Why are programmers going online to watch someone else code?

Nigel Gambanga Avatar
livecoding.tv

Do you have anything planned for this weekend?

Yeah. I’m going to catch a movie and watch a couple of hours of Java programming.

That sounds very unusual, even for geek conversation, but it turns out, that Java programming bit, or live coding, is actually a thing. I was directed to a recent article on Medium that took a close look at the practice (don’t know if you can even call it that) of watching coders code, or to put it in another way, watching programmers as they write code.

A platform called Livecoding.tv was cited as the meeting point and key example of this new phenomenon.

In a lot of ways, live coding resembles the more recognisable concept of YouTube gaming. This is the  experience where gamers upload playthroughs or sequences of themselves playing.

Platforms like Twitch (owned by Amazon) have made video game streaming something more than just a geek past time and the practice has made millionaires and internet celebrities out of guys like Felix Arvid Ulf Kjellberg aka PewDiePie, who has spun a vlogging career and a YouTube channel into one of the better examples of social media entrepreneurship.

So what’s the value point in live coding? Having signed up on Livecoding.tv and taken a virtual tour of the platform, it’s easy to see where the traction is coming from. Firstly there’s the social extension that’s attached to the coding experience, something that hasn’t been done by any other platform before.

There’s also a lot of value being delivered through this platform as a learning channel. While it doesn’t have the usual approach to sharing knowledge on coding like what we’ve seen from treehouse or Udacity, the fact that you can watch someone break down the actual programming elements for a specific language gives a new definition to the term live tutorial.

Whether or not this concept becomes something as big as  gaming remains to be seen. That will also depend on the monetisation that will accompany this social-media-meets-gaming-meets-learning experiment. In the meantime, Zimbabwean programmers with the right sort of internet connection (fibre is your best bet, or at least a very good WiMax or ADSL connection) can go to livecoding.tv and give a go.

7 comments

  1. Nqobile Ndlovu

    Thank you very much!

  2. Farai

    Than you Nigel. It is great to have an alternative to YouTube videos… 🙂

    1. Thabani Dube

      You have been watching the wrong YouTube videos, or maybe not enough of them.

  3. Sagitarr

    I don’t think there will be much value here for OOP. If you don’t understand OOP, I feel you’re better off studying UML, OOAD concepts from the myriad of cookbooks available – programming is a piece of cake after that. Better, elegant & graceful programs come from solid design rather than merely cutting code. If its procedure oriented programming, maybe, because these are closed, highly coupled and statically bound programs that lack portability, scalability and reusability.

    1. tinm@n

      … What are you smoking?

  4. charles

    This is a great tool to add to the toolbox. Thanks for the heads up!

  5. Thabani Dube

    I keep thinking that maybe one day I might be able to start a Hub but there’s a problem with this… There’s apparently always that one bad seed that will be in it to steal from the company, monetary or otherwise.
    That brings me to the next obvious idea… That we programmers can have our own startups but again, the problem is: It wouldn’t be as logical to have 10 people with different but similar startups providing the same service/product and they’re concentrated in the same vicinity and this is just in our country.
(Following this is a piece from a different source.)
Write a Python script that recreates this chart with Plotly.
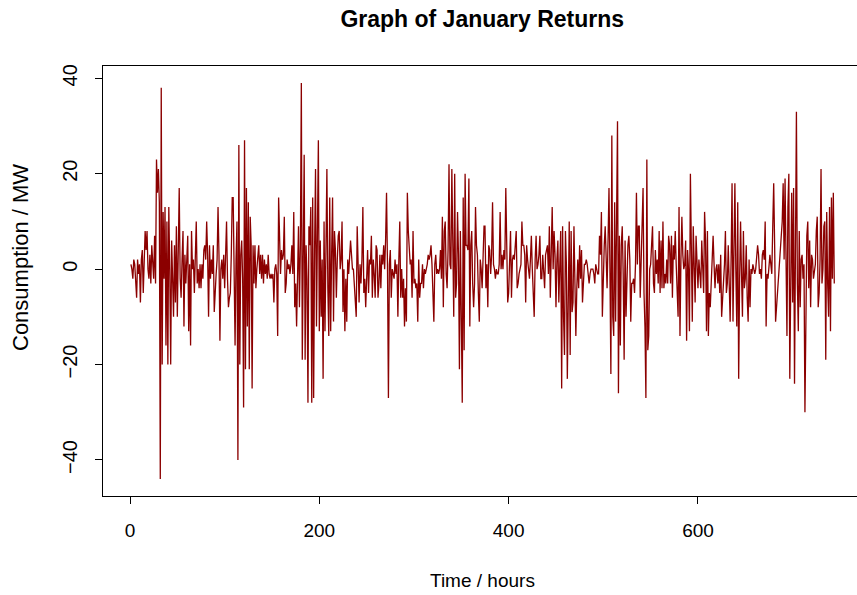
import plotly.graph_objects as go

# Hourly returns (MW) for January, in time order
seg_a = [1, 0, -2, 2, 1, -3, -6, 2, -1, 1,
         -7, 2, 4, -5, 1, 8, 4, 8, 0, -2,
         3, -3, 5, 2, -2, 7, -3, 23, 16, 21,
         14, -44, 38, -20, 12, -2, 13, -16, 10, -20,
         13, 0, -20, 6, -4, -10, 5, -7, 9, -10,
         4, 17, -2, -6, 2, 8, -12, 3, -3, 2,
         7, -13, 1, -16, 8, 0, 2, -5, 2, 10,
         -3, 0, -4, 1]
seg_b = [-4, 1, -2, 4, 5, 2, 10, 3, -10, 5,
         -2, 2, -1, 5, -9, -3, -1, 2, 13, 3,
         -15, 0, 2, -2, 3, -4, 2, 10, -2, -8,
         -6, -5, 3, 15, 15, -3, -16, 2, 10, -40,
         26, -20, 3, 6, -2, -29, 27, -21, 17, -12,
         14, -21, 11, 5, -25, 5, -3, 5, -4, 0,
         2, 5, -1, 3, -2, 3, -3, 2, -1, 1,
         -2, 3, -1, -2, -1, -2, -1, -7, 0, 1,
         -1, -14, 15, 2, -1, 4, 2, 3, 11, -5,
         -3, 2, 0, 1, -1, 1, 5, -1, 12, -8]
seg_c = [-3, -12, 4, 9, -8, 5, 39, -19, 2, 24,
         -19, 5, -2, -28, 9, 5, 13, -28, 15, -27,
         4, 21, -12, 5, 27, -13, 6, -10, 2, -23,
         10, -13, 0, 21, -4, -14, 15, -13, 3, 15,
         -11, 8, 4, -6, 2, 7, 8, 0, 2, 10,
         -9, 0, -13, -2, -11, 2, -1, 2, 6, 3,
         0, 0, -4, -6, -10, 9, -2, -7, 1, -3,
         2, 13, -5, -2, -8, 0, 4, -5, 2, 1,
         7, -6, 2, -1, -6, 5, 4, -6, -3, 3,
         -4, 3, 1, 5, 0, 6, 16, 1, -27, 1]
seg_d = [4, -6, 0, -1, -2, 2, -1, 1, -10, 2,
         10, -6, 0, -6, -2, -12, -4, -11, 16, 8,
         5, 1, 2, -6, 8, -3, -2, -4, -3, -11,
         2, -6, -3, -3, 1, -4, 0, -1, 0, 1,
         3, 2, 3, 5, 1, -6, -11, 1, 3, -1,
         0, -1, 0, 4, -2, 11, -8, 8, 10, -1,
         -4, 4, 22, 1, 0, 21, -3, -10, 20, -6,
         -3, 12, 3, -21, 8, -10, -28, 15, -17, 20,
         5, 5, 4, 19, -12, 5, 8, -3, -8, -3,
         13, 5, 3, -5, -11, 2, 0, -4, 2, 9]
seg_e = [9, -4, 1, -8, 5, 4, -1, 3, 14, 1,
         0, -2, 0, -1, -1, 1, 12, 0, 3, 0,
         4, 2, 17, 0, -7, -5, 1, 8, -6, 2,
         3, 2, 5, 8, -4, -3, -1, 0, 1, 10,
         5, 5, 3, -7, 5, 2, 0, -2, 2, 7,
         0, -4, -10, 2, 7, 0, 1, 3, 7, -2,
         -2, 3, -1, -4, 3, 4, 5, -1, 9, -6,
         5, 13, 0, 8, 3, -8, 2, 6, -7, 2,
         8, -25, 9, -10, -18, 8, 1, -23, 3, 10,
         -18, 8, -9, -7, 9, 0, -14, -4, 2, -4]
seg_f = [5, -2, 4, -7, -3, 1, 1, 2, 1, -2,
         -3, -1, 0, 0, 0, -1, -3, 1, 0, -1,
         -1, 7, 3, 12, -10, 2, 5, 9, 0, -4,
         6, 17, 0, -22, 28, -10, -14, 14, -11, 5,
         31, -26, 7, -16, 5, 9, -1, -19, 6, -10,
         2, 5, 7, 2, -11, -3, -3, -2, -5, 1,
         16, 1, 9, 9, -6, 4, 10, 17, -5, -12,
         -27, 23, -17, -14, 0, 1, 5, 9, -3, -5,
         4, -1, 2, -3, 8, -5, 6, -4, 10, -4,
         -1, -3, 2, -3, 7, 5, -3, 7, -6, 5]
seg_g = [2, 8, 1, -3, -10, 13, -14, 2, 11, 3,
         0, 1, 6, -15, 4, 0, -13, 20, 5, -11,
         9, 0, -7, 7, 3, -4, 2, -1, -4, 6,
         -3, -5, 12, 6, -13, 8, -14, -5, -8, -2,
         0, 7, 1, -4, 0, 1, -3, 1, -5, 3,
         -10, -6, -4, 1, 8, -5, -3, 5, -3, -11,
         2, 18, -11, 3, 18, 0, -12, 14, -23, -2,
         10, -1, -10, 8, -4, -2, 5, -6, -11, 2,
         -8, 0, -1, 1, 0, -1, 0, 2, 5, 3,
         -1, 0, -2, 3, 4, 2, 10, -12, -1, -2]
seg_h = [2, 3, 1, -1, 9, 18, 5, -11, -8, -5,
         -3, 0, 2, 5, 10, 18, 2, 19, -5, -14,
         13, 20, -23, 6, 16, -7, 17, -24, 5, 33,
         -3, -13, 8, -8, 2, 3, -2, 1, -30, -1,
         7, 10, -4, 6, -8, 3, 2, -2, 0, 1,
         8, 11, -8, -5, 2, 21, -3, 0, 9, 10,
         -19, 12, -3, -10, 13, -13, 15, -2, 16, -3]

returns = seg_a + seg_b + seg_c + seg_d + seg_e + seg_f + seg_g + seg_h
hours = list(range(1, len(returns) + 1))

x_ticks = [0, 200, 400, 600]
y_ticks = [-40, -20, 0, 20, 40]

FONT = "Liberation Sans, Arial, Helvetica, sans-serif"

fig = go.Figure(
    go.Scatter(
        x=hours, y=returns, mode="lines",
        line=dict(color="#8B0000", width=1.3),
        hoverinfo="skip", showlegend=False,
    )
)

fig.update_layout(
    width=857, height=595,
    margin=dict(l=103, r=0, t=66, b=99, pad=0),
    paper_bgcolor="white", plot_bgcolor="white",
    font=dict(family=FONT, color="black", size=19),
    title=dict(
        text="<b>Graph of January Returns</b>",
        font=dict(family=FONT, size=23, color="black"),
        x=0.503, xref="paper", xanchor="center",
        y=1 - 19 / 595, yref="container", yanchor="middle",
    ),
    xaxis=dict(
        range=[-28.52, 768.0], tickvals=x_ticks,
        ticktext=[str(v) for v in x_ticks],
        showgrid=False, zeroline=False,
        showline=True, linecolor="black", linewidth=1, mirror=True,
        ticks="outside", ticklen=7, tickwidth=1, tickcolor="black",
        tickfont=dict(size=19), ticklabelstandoff=10,
    ),
    yaxis=dict(
        range=[-47.55, 42.58], tickvals=y_ticks,
        showgrid=False, zeroline=False,
        showline=True, linecolor="black", linewidth=1,
        ticks="outside", ticklen=7, tickwidth=1, tickcolor="black",
        tickfont=dict(size=20), tickangle=-90, ticklabelstandoff=10,
    ),
    annotations=[
        dict(text="Time / hours", xref="paper", yref="paper",
             x=(482 - 103) / 754, y=(496 - 580) / 430,
             xanchor="center", yanchor="middle", showarrow=False,
             font=dict(family=FONT, size=19, color="black")),
        dict(text="Consumption / MW", xref="paper", yref="paper",
             x=(20 - 103) / 754, y=(496 - 258) / 430, textangle=-90,
             xanchor="center", yanchor="middle", showarrow=False,
             font=dict(family=FONT, size=22, color="black")),
    ],
)

if len(returns) != 744:
    raise ValueError("length %d" % len(returns))

fig.write_html("out.html")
    Might make more sense for individuals to just leave the continent and go somewhere where they can easily make on average 8,000 dollars, pounds, euros monthly than suffer the injustices of our economy and keep blinding themselves.
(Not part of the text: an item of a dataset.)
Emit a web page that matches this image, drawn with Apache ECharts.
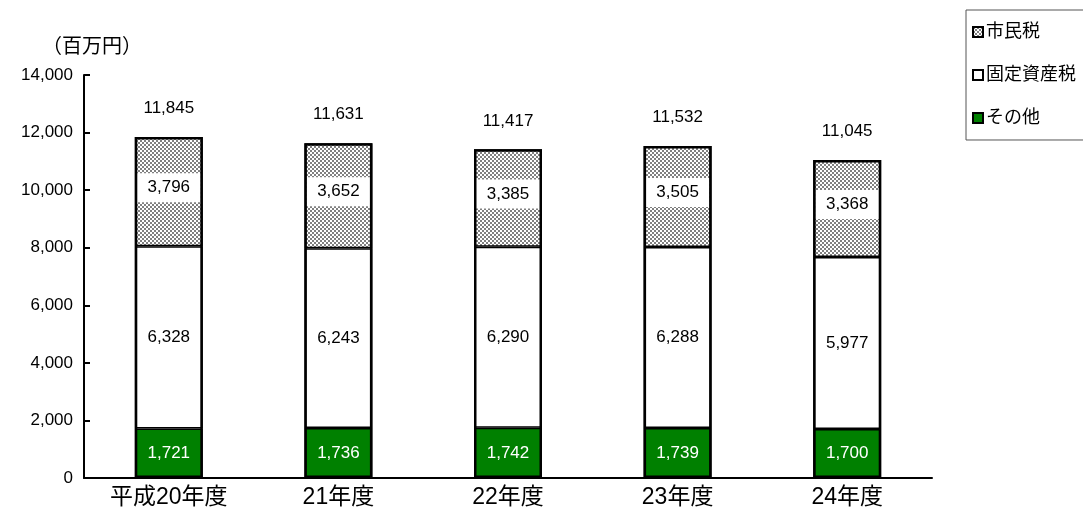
<!DOCTYPE html>
<html>
<head>
<meta charset="utf-8">
<script src="https://cdn.jsdelivr.net/npm/echarts@6/dist/echarts.min.js"></script>
<style>
html, body { margin: 0; padding: 0; background: #fff; }
#main { width: 1083px; height: 517px; }
</style>
</head>
<body>
<div id="main"></div>
<script>
const categories = ['平成20年度', '21年度', '22年度', '23年度', '24年度']
const sonota = [1721, 1736, 1742, 1739, 1700]
const kotei = [6328, 6243, 6290, 6288, 5977]
const shimin = [3796, 3652, 3385, 3505, 3368]
const totals = [11845, 11631, 11417, 11532, 11045]

const FONT = '"Liberation Sans", "Noto Sans CJK JP", sans-serif'

// 網掛けパターン
function makePattern() {
    const c = document.createElement('canvas')
    c.width = 4
    c.height = 4
    const ctx = c.getContext('2d')
    ctx.fillStyle = '#ffffff'
    ctx.fillRect(0, 0, 4, 4)
    ctx.fillStyle = '#808080'
    ctx.fillRect(0, 0, 2, 2)
    ctx.fillRect(2, 2, 2, 2)
    return { image: c, repeat: 'repeat' }
}

const fmt = v => Number(v).toLocaleString('en-US')

const chart = echarts.init(document.getElementById('main'))
const barBase = {
    type: 'bar',
    stack: 'tax',
    barWidth: 68,
    barGap: '-100%'
}
chart.setOption({
    animation: false,
    textStyle: { fontFamily: FONT },
    grid: { left: 84, right: 151, top: 75, bottom: 39 },
    legend: {
        orient: 'vertical',
        left: 966,
        top: 10,
        width: 140,
        padding: [13, 60, 13, 6],
        itemGap: 25,
        itemWidth: 10,
        itemHeight: 10,
        borderColor: '#555',
        borderWidth: 1,
        borderRadius: 0,
        icon: 'rect',
        textStyle: { fontSize: 18, color: '#000', fontFamily: FONT, padding: [0, 0, 0, -2] },
        data: ['市民税', '固定資産税', 'その他']
    },
    xAxis: {
        type: 'category',
        data: categories,
        axisLine: { lineStyle: { color: '#000', width: 2 } },
        axisTick: { inside: true, length: 7, lineStyle: { color: '#000', width: 2 } },
        axisLabel: { fontSize: 23, color: '#000', margin: 8 }
    },
    yAxis: {
        type: 'value',
        min: 0,
        max: 14000,
        interval: 2000,
        name: '（百万円）',
        nameLocation: 'end',
        nameGap: 20,
        nameTextStyle: {
            fontSize: 20, color: '#000', align: 'center', padding: [0, 0, 0, 16],
            fontFamily: '"Noto Sans CJK JP"'
        },
        axisLine: { show: true, lineStyle: { color: '#000', width: 2 } },
        axisTick: { show: true, inside: true, length: 6, lineStyle: { color: '#000', width: 2 } },
        axisLabel: { fontSize: 17, color: '#000', margin: 11, formatter: v => fmt(v) },
        splitLine: { show: false }
    },
    series: [
        Object.assign({}, barBase, {
            name: 'その他',
            data: sonota,
            itemStyle: { color: '#008000', borderColor: '#000', borderWidth: 1.5 },
            label: { show: true, position: 'inside', color: '#fff', fontSize: 17, formatter: p => fmt(p.value) }
        }),
        Object.assign({}, barBase, {
            name: '固定資産税',
            data: kotei,
            itemStyle: { color: '#ffffff', borderColor: '#000', borderWidth: 1.5 },
            label: { show: true, position: 'inside', color: '#000', fontSize: 17, formatter: p => fmt(p.value) }
        }),
        Object.assign({}, barBase, {
            name: '市民税',
            data: shimin,
            itemStyle: { color: makePattern(), borderColor: '#000', borderWidth: 1.5 },
            label: {
                show: true, position: 'inside', color: '#000', fontSize: 17,
                backgroundColor: '#fff', padding: [6, 0], width: 64, lineHeight: 17,
                align: 'center', offset: [0, -4],
                formatter: p => fmt(p.value)
            }
        }),
        // 合計（外枠とラベル）
        {
            name: '合計',
            type: 'bar',
            stack: 'total',
            barWidth: 68,
            barGap: '-100%',
            data: totals,
            silent: true,
            itemStyle: { color: 'rgba(0,0,0,0)', borderColor: '#000', borderWidth: 2.5 },
            label: {
                show: true, position: 'top', distance: 20, color: '#000', fontSize: 17,
                formatter: p => fmt(p.value)
            },
            z: 3
        }
    ]
})
</script>
</body>
</html>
    It’s fine to hope it will get better soon but rather go and keep that hope whilst doing something worthwhile and come back when that hope has pulled through.
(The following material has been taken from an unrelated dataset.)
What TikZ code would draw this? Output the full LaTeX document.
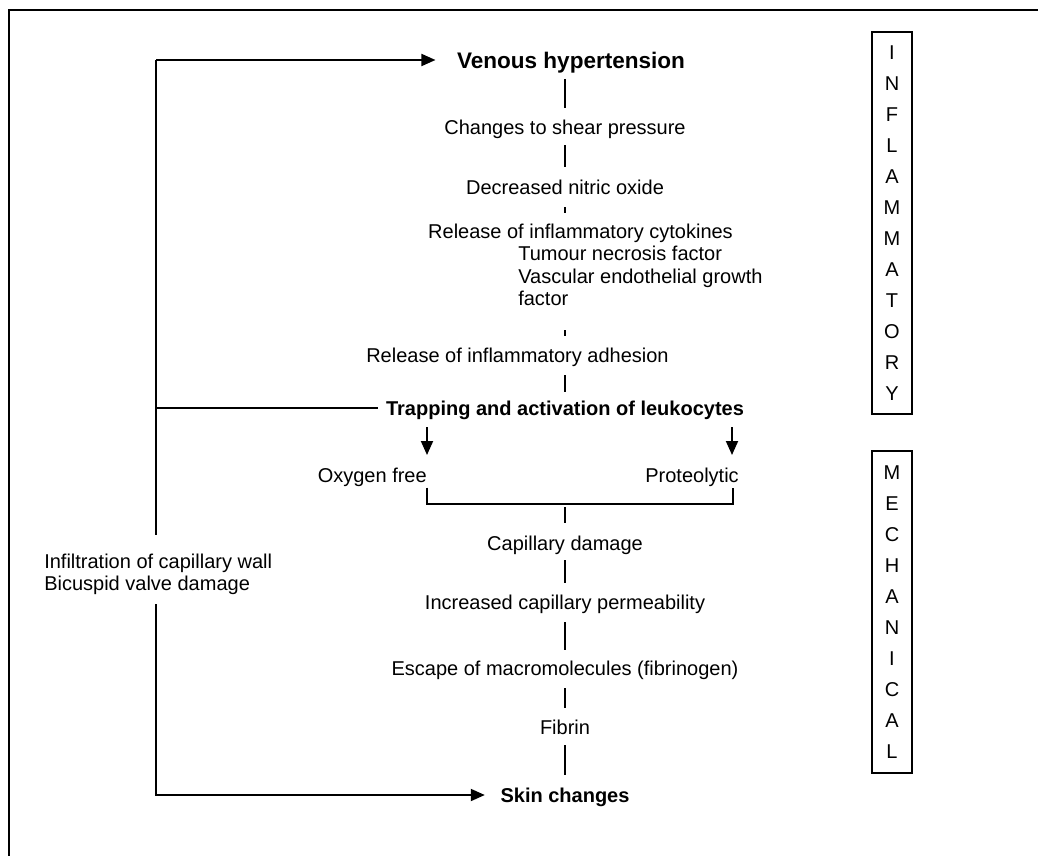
\documentclass[tikz,border=0pt]{standalone}
\usepackage{fontspec}
\setmainfont{Liberation Sans}
\usetikzlibrary{arrows.meta}
\begin{document}
\begin{tikzpicture}[x=0.75pt,y=-0.75pt,
  ln/.style={line width=1.4pt},
  arr/.style={line width=1.4pt,-{Triangle[length=10.5pt,width=9pt]}},
  txt/.style={inner sep=0pt,text height=10.7pt,text depth=0pt,font=\fontsize{15}{17}\selectfont},
  btxt/.style={txt,font=\fontsize{15}{17}\selectfont\bfseries},
  vbox/.style={draw,line width=1.4pt,inner sep=0pt,minimum width=30pt,align=center,font=\fontsize{15}{23.25}\selectfont}]
\useasboundingbox (0,0) rectangle (1038,856);
% frame
\draw[line width=1.5pt] (9,856) -- (9,10) -- (1038,10);
% main column
\node[btxt,text height=12.1pt,font=\fontsize{16.9}{19}\selectfont\bfseries] (vh) at (571,60) {Venous hypertension};
\node[txt] (c1) at (565,127) {Changes to shear pressure};
\node[txt] (c2) at (565,187) {Decreased nitric oxide};
\node[txt] (c3) at (580.5,231) {Release of inflammatory cytokines};
\node[txt,anchor=west] (tnf) at (518,253) {Tumour necrosis factor};
\node[txt,anchor=west] (veg) at (518,276) {Vascular endothelial growth};
\node[txt,anchor=west] (fac) at (518,298) {factor};
\node[txt,anchor=west] (c4) at (366,355) {Release of inflammatory adhesion};
\node[btxt] (tr) at (565,408) {Trapping and activation of leukocytes};
\node[txt,anchor=east] (ox) at (427,475) {Oxygen free};
\node[txt,anchor=east] (pr) at (739,475) {Proteolytic};
\node[txt] (cd) at (565,543) {Capillary damage};
\node[txt] (icp) at (565,602) {Increased capillary permeability};
\node[txt] (esc) at (565,668) {Escape of macromolecules (fibrinogen)};
\node[txt] (fib) at (565,727) {Fibrin};
\node[btxt] (sk) at (565,795) {Skin changes};
\node[txt,anchor=west] (inf) at (44,561) {Infiltration of capillary wall};
\node[txt,anchor=west] (bic) at (44,583) {Bicuspid valve damage};
% side boxes
\node[vbox,minimum height=286.5pt] (infl) at (892,223) {I\\N\\F\\L\\A\\M\\M\\A\\T\\O\\R\\Y};
\node[vbox,minimum height=241.5pt] (mech) at (892,612) {M\\E\\C\\H\\A\\N\\I\\C\\A\\L};
% stubs
\draw[ln,shorten <=14.25pt,shorten >=14.25pt] (vh.center -| c1.center) -- (c1.center);
\draw[ln,shorten <=13.5pt,shorten >=15pt] (c1.center) -- (c2.center);
\draw[ln,shorten <=15pt,shorten >=13.5pt] (c2.center) -- (c2.center |- c3.center);
\draw[ln,shorten <=24pt,shorten >=14.25pt] (c2.center |- fac.center) -- (c2.center |- c4.center);
\draw[ln,shorten <=15pt,shorten >=12pt] (c2.center |- c4.center) -- (tr.center);
% arrows to the two products
\coordinate (pra) at ([xshift=-5.25pt]pr.east);
\draw[arr,shorten <=14.25pt,shorten >=15pt] (ox.east |- tr.center) -- (ox.east);
\draw[arr,shorten <=14.25pt,shorten >=15pt] (pra |- tr.center) -- (pra);
% bracket
\coordinate (bl) at (427,504);
\coordinate (br) at (733,504);
\draw[ln] ([yshift=-4pt]bl |- ox.south) -- (bl) -- (br) -- ([yshift=-4pt]br |- pr.south);
\draw[ln,shorten <=2.25pt,shorten >=15pt] (cd.center |- bl) -- (cd.center);
\draw[ln,shorten <=12.75pt,shorten >=14.25pt] (cd.center) -- (icp.center);
\draw[ln,shorten <=15pt,shorten >=13.5pt] (icp.center) -- (esc.center);
\draw[ln,shorten <=15pt,shorten >=14.25pt] (esc.center) -- (fib.center);
\draw[ln,shorten <=13.5pt,shorten >=15pt] (fib.center) -- (sk.center);
% left feedback loop
\coordinate (ltop) at (156,60);
\draw[arr,shorten >=16pt] (ltop) -- (vh.west);
\draw[ln,shorten >=19.5pt] (ltop) -- (ltop |- inf.center);
\draw[ln,shorten >=5.6pt] (ltop |- tr.center) -- (tr.west);
\draw[arr,shorten <=15.75pt,shorten >=11.6pt] (ltop |- bic.center) -- (ltop |- sk.center) -- (sk.west);
\end{tikzpicture}
\end{document}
    That said… These videos are the best for absolutely anything and everything. I learnt how to “basically” use Adobe Premier in 15mins compared to the hours I would have spent going through some book, even just rushing through. Same goes for my Android Development and UX Design.
    Tutorials/videos are the essentials, including Google, YouTube and online resources in general. Make no mistake… Utilizing these is key to the future for all.